In the listing below, locate the line with "Emit a web page" and the line with "2 * Math.PI])", then output both and everything between them exactly, minus any pictures.

**Listing**
>>>>>

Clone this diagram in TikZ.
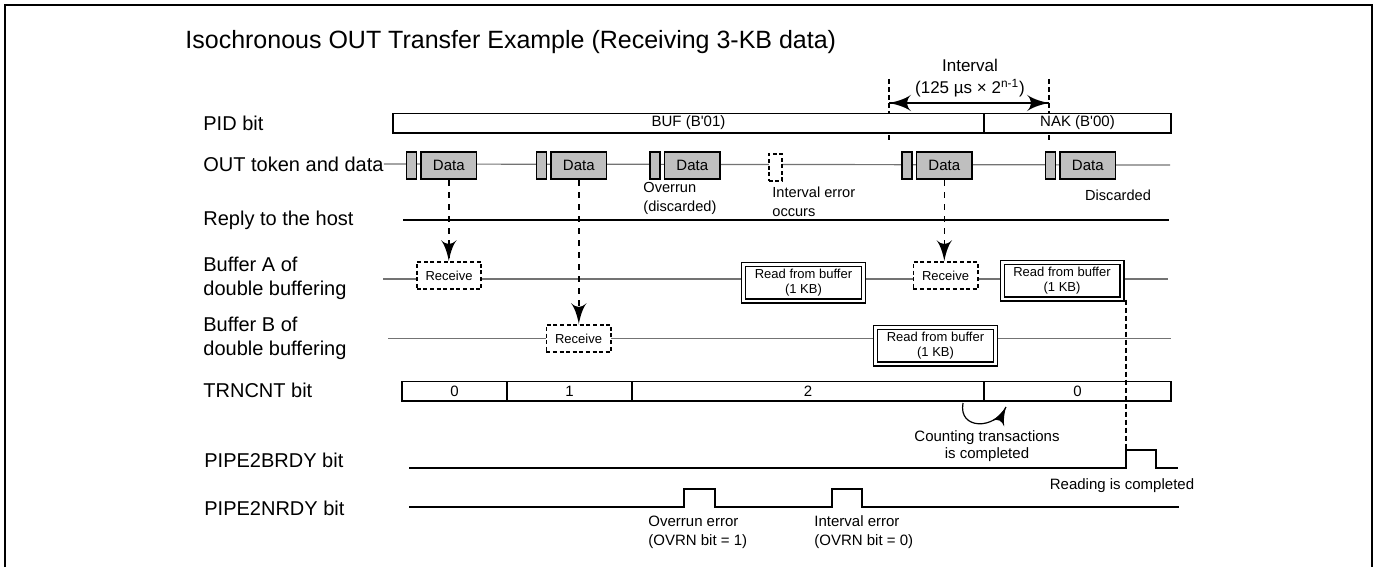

<<<<<
>>>>>

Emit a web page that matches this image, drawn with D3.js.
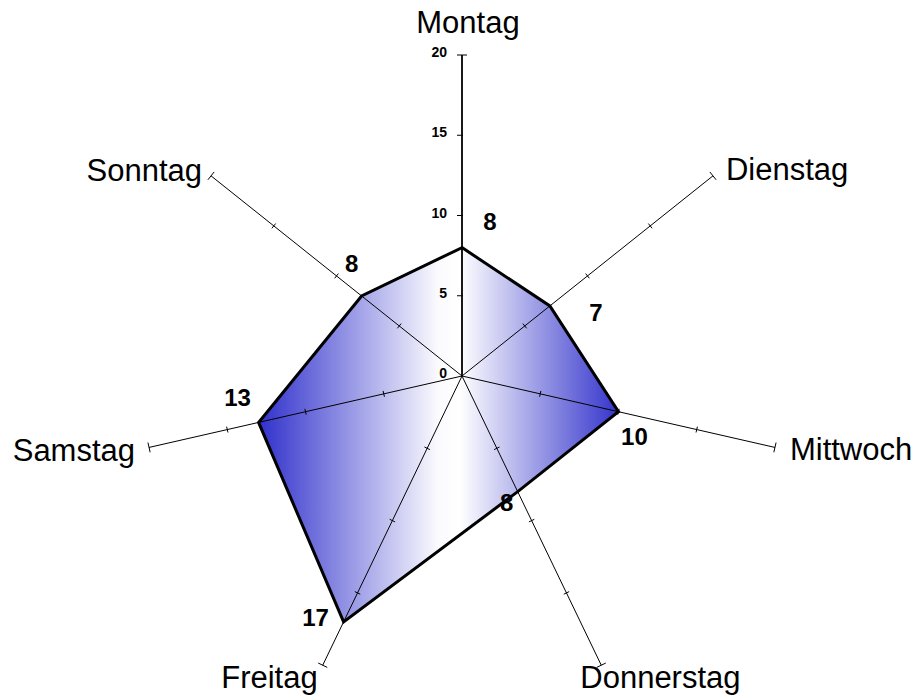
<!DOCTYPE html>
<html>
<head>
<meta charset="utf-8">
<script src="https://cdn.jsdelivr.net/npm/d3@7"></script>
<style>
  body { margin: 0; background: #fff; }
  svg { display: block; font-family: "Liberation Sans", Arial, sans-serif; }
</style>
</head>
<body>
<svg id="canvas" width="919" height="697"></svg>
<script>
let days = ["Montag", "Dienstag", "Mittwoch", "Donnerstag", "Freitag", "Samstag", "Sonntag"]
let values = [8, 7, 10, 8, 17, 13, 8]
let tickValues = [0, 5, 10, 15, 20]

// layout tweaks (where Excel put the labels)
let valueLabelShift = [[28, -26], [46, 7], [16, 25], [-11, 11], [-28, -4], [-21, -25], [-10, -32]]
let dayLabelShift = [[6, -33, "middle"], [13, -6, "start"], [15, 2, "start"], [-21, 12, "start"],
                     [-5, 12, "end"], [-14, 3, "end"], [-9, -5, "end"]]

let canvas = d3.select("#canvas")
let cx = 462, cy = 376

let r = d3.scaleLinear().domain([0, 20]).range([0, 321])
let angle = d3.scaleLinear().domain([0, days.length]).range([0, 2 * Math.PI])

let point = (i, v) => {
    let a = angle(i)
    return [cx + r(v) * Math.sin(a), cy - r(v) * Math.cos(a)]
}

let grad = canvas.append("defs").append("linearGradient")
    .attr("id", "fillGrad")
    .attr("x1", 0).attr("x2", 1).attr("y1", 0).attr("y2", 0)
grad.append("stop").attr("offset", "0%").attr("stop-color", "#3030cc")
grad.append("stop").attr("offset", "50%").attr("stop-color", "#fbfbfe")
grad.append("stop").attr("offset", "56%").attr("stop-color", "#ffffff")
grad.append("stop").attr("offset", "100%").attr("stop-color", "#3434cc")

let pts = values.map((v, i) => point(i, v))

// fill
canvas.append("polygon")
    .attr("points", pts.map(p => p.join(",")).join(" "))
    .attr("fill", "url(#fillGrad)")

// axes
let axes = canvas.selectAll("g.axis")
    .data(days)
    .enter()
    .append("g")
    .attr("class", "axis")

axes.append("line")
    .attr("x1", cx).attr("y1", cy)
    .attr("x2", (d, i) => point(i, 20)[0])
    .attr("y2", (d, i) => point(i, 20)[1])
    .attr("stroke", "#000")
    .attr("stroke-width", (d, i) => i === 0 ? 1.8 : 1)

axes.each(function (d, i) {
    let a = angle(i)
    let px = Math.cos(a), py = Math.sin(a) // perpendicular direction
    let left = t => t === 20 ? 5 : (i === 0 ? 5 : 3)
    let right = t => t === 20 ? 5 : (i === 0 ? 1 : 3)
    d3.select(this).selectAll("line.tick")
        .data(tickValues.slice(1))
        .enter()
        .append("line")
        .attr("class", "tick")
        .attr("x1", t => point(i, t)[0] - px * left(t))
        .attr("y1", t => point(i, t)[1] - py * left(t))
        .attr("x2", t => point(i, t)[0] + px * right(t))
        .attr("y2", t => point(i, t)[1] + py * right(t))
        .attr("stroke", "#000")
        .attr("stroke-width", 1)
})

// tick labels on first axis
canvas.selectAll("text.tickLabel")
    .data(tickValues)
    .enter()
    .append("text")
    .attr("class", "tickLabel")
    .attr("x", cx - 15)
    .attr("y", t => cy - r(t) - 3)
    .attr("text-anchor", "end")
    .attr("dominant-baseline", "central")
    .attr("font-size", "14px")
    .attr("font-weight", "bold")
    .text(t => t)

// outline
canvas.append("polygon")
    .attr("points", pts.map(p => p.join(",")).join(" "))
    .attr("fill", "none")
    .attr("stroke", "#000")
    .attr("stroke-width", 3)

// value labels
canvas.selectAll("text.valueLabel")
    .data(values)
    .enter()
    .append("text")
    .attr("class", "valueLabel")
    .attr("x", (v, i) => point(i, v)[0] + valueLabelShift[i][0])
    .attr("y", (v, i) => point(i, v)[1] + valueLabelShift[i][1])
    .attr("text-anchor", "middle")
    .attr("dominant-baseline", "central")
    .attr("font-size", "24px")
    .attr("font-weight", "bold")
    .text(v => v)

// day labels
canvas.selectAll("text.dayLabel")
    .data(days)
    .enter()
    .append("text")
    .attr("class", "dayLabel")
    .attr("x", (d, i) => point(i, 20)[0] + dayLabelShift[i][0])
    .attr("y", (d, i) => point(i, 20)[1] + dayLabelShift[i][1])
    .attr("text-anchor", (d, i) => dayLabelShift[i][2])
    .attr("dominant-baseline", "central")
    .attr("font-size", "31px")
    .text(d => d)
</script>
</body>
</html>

<<<<<

**Result of this task**
Emit a web page that matches this image, drawn with D3.js.
<!DOCTYPE html>
<html>
<head>
<meta charset="utf-8">
<script src="https://cdn.jsdelivr.net/npm/d3@7"></script>
<style>
  body { margin: 0; background: #fff; }
  svg { display: block; font-family: "Liberation Sans", Arial, sans-serif; }
</style>
</head>
<body>
<svg id="canvas" width="919" height="697"></svg>
<script>
let days = ["Montag", "Dienstag", "Mittwoch", "Donnerstag", "Freitag", "Samstag", "Sonntag"]
let values = [8, 7, 10, 8, 17, 13, 8]
let tickValues = [0, 5, 10, 15, 20]

// layout tweaks (where Excel put the labels)
let valueLabelShift = [[28, -26], [46, 7], [16, 25], [-11, 11], [-28, -4], [-21, -25], [-10, -32]]
let dayLabelShift = [[6, -33, "middle"], [13, -6, "start"], [15, 2, "start"], [-21, 12, "start"],
                     [-5, 12, "end"], [-14, 3, "end"], [-9, -5, "end"]]

let canvas = d3.select("#canvas")
let cx = 462, cy = 376

let r = d3.scaleLinear().domain([0, 20]).range([0, 321])
let angle = d3.scaleLinear().domain([0, days.length]).range([0, 2 * Math.PI])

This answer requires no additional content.